Code that draws figures
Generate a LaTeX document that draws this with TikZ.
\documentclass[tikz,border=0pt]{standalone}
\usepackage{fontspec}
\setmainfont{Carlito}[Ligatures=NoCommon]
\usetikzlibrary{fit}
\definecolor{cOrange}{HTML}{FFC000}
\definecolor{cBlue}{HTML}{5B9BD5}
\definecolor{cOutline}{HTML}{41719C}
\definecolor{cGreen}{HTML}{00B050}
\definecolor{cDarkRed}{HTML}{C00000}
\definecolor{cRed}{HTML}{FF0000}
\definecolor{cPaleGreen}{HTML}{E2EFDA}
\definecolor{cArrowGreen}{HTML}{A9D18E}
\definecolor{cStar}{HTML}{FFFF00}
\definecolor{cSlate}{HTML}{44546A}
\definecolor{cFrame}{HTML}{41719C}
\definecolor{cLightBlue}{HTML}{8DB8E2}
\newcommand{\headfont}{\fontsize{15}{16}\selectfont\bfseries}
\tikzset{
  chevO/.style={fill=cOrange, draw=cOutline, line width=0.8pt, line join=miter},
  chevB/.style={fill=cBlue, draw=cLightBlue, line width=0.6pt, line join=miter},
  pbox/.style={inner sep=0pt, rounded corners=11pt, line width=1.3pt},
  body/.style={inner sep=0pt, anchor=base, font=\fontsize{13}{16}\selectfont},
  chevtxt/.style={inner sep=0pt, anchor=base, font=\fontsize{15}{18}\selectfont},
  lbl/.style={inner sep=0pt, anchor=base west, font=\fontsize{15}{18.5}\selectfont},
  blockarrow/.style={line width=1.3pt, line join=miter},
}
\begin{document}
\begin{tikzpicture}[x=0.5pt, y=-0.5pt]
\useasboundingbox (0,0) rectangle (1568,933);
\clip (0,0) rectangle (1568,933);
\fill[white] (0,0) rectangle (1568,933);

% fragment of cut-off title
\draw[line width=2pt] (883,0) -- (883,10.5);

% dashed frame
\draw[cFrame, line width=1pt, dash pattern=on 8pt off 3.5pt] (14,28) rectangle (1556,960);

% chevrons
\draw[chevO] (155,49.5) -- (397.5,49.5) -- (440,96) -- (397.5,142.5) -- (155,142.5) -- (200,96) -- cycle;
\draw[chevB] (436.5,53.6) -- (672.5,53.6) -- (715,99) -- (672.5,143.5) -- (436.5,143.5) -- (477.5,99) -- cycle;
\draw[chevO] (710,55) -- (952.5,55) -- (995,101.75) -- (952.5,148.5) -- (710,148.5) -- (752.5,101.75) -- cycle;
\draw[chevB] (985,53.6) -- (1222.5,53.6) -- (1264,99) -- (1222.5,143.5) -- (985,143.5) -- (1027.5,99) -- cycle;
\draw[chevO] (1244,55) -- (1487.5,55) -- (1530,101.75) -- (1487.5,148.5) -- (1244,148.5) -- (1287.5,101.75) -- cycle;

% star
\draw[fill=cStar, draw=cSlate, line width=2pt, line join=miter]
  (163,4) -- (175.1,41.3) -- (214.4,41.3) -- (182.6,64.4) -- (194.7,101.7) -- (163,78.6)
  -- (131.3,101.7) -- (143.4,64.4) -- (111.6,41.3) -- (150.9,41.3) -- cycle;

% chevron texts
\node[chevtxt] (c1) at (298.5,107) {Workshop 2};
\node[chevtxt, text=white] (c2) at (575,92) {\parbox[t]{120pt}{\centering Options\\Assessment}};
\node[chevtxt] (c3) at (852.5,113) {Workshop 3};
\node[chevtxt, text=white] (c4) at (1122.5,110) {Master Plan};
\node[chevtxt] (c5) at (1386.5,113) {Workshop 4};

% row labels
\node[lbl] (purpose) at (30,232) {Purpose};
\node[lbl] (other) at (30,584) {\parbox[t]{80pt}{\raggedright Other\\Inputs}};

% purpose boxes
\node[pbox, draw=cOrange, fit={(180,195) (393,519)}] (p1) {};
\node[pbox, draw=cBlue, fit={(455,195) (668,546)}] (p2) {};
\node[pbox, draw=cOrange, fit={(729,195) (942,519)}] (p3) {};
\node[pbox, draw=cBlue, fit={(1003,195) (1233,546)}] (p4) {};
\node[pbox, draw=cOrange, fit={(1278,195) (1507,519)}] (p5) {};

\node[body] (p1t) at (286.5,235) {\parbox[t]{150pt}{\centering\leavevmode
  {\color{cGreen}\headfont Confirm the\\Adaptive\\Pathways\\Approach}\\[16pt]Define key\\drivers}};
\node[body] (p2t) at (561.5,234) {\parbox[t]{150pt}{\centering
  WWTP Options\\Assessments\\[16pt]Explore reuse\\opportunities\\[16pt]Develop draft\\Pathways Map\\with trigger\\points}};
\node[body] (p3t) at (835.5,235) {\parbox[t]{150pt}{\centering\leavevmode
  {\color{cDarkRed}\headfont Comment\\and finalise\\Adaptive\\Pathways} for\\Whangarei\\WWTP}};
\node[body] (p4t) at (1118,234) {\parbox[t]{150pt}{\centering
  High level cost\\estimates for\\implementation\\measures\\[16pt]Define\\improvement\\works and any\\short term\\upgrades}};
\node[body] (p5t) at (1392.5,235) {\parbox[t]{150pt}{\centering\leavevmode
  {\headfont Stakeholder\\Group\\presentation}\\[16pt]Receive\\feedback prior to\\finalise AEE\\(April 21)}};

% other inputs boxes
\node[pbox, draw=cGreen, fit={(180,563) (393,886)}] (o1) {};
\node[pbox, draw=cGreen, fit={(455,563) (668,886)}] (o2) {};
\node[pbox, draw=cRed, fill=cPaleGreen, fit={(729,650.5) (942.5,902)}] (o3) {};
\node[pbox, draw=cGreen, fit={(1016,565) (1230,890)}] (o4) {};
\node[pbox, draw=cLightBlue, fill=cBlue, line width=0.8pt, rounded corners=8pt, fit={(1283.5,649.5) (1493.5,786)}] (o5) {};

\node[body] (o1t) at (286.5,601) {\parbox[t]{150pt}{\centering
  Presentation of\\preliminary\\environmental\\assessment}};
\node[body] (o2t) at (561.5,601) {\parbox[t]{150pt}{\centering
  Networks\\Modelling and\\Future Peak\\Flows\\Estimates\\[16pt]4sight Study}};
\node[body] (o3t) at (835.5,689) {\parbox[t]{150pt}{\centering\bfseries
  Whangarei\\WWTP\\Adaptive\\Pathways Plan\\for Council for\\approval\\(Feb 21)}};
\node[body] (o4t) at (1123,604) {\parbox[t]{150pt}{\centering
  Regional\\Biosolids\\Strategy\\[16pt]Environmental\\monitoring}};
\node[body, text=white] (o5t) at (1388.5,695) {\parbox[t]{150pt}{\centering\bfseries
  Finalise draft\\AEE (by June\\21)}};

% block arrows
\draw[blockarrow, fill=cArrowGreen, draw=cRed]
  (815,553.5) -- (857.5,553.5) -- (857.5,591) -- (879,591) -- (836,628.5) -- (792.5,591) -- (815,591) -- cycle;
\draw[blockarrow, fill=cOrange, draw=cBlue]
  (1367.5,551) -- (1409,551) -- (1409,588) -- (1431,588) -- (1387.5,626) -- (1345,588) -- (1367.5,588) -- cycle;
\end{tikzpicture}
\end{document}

==

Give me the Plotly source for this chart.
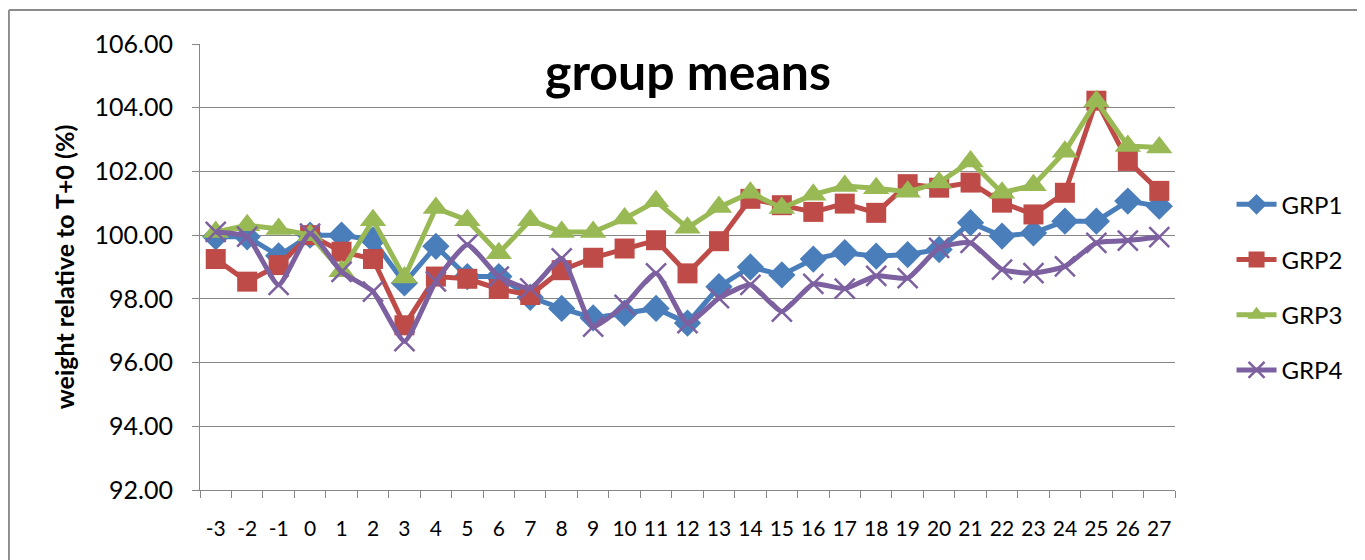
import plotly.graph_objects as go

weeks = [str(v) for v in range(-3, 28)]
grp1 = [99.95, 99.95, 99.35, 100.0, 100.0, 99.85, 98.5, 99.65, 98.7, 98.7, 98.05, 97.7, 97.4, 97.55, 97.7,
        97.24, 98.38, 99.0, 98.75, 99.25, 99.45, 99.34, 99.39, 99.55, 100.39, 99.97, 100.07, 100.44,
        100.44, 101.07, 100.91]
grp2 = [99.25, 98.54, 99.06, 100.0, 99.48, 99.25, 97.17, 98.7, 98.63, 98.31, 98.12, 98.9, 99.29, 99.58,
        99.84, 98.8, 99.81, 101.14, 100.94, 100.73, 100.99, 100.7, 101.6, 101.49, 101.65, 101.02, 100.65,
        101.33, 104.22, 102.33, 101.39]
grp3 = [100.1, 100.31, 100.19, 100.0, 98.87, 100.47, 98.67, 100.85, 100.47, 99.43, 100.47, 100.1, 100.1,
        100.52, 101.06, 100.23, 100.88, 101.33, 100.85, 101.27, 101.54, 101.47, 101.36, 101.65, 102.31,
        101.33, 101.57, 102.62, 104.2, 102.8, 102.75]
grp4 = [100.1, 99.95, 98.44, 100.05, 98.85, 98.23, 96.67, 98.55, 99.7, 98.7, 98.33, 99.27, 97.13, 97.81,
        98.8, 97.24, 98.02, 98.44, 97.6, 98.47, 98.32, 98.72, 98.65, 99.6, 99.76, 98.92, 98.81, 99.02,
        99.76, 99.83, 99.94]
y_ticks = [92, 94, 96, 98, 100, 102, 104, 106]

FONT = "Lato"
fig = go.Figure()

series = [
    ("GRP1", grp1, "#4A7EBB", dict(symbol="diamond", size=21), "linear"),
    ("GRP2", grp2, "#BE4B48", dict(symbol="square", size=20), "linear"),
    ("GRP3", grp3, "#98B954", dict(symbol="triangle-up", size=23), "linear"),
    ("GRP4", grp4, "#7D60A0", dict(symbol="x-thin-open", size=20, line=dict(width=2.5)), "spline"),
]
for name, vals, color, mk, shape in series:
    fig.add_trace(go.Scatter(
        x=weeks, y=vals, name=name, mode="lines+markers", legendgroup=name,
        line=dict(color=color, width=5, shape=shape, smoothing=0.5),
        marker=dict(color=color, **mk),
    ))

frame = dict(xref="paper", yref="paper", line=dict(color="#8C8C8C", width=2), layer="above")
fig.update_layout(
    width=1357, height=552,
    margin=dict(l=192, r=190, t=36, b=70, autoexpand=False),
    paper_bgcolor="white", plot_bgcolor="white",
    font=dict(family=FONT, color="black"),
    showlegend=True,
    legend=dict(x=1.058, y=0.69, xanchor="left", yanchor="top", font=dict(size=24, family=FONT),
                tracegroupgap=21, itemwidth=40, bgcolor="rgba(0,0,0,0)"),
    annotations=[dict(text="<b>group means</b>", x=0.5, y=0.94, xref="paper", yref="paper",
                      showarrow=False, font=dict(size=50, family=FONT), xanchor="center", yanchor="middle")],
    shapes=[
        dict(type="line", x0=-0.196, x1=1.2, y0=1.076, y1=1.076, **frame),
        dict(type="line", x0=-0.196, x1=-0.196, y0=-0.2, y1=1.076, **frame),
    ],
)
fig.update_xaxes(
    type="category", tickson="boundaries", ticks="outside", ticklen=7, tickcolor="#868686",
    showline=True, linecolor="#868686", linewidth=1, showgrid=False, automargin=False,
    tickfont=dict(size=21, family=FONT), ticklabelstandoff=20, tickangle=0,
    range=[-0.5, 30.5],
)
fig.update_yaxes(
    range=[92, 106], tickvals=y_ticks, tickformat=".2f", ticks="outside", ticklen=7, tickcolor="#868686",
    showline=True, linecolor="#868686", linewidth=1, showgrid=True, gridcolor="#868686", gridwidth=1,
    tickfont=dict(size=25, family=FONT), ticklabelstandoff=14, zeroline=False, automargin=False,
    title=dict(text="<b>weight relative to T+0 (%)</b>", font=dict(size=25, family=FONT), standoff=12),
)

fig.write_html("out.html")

DO THIS = What's needed is an exact copy of the records above from the line containing "Give me the Plotly source for this chart." down to the line containing "y_ticks = [92, 94, 96, 98, 100, 102, 104, 106]", both included, without any pictures.

WRITTEN SOLUTION =
Give me the Plotly source for this chart.
import plotly.graph_objects as go

weeks = [str(v) for v in range(-3, 28)]
grp1 = [99.95, 99.95, 99.35, 100.0, 100.0, 99.85, 98.5, 99.65, 98.7, 98.7, 98.05, 97.7, 97.4, 97.55, 97.7,
        97.24, 98.38, 99.0, 98.75, 99.25, 99.45, 99.34, 99.39, 99.55, 100.39, 99.97, 100.07, 100.44,
        100.44, 101.07, 100.91]
grp2 = [99.25, 98.54, 99.06, 100.0, 99.48, 99.25, 97.17, 98.7, 98.63, 98.31, 98.12, 98.9, 99.29, 99.58,
        99.84, 98.8, 99.81, 101.14, 100.94, 100.73, 100.99, 100.7, 101.6, 101.49, 101.65, 101.02, 100.65,
        101.33, 104.22, 102.33, 101.39]
grp3 = [100.1, 100.31, 100.19, 100.0, 98.87, 100.47, 98.67, 100.85, 100.47, 99.43, 100.47, 100.1, 100.1,
        100.52, 101.06, 100.23, 100.88, 101.33, 100.85, 101.27, 101.54, 101.47, 101.36, 101.65, 102.31,
        101.33, 101.57, 102.62, 104.2, 102.8, 102.75]
grp4 = [100.1, 99.95, 98.44, 100.05, 98.85, 98.23, 96.67, 98.55, 99.7, 98.7, 98.33, 99.27, 97.13, 97.81,
        98.8, 97.24, 98.02, 98.44, 97.6, 98.47, 98.32, 98.72, 98.65, 99.6, 99.76, 98.92, 98.81, 99.02,
        99.76, 99.83, 99.94]
y_ticks = [92, 94, 96, 98, 100, 102, 104, 106]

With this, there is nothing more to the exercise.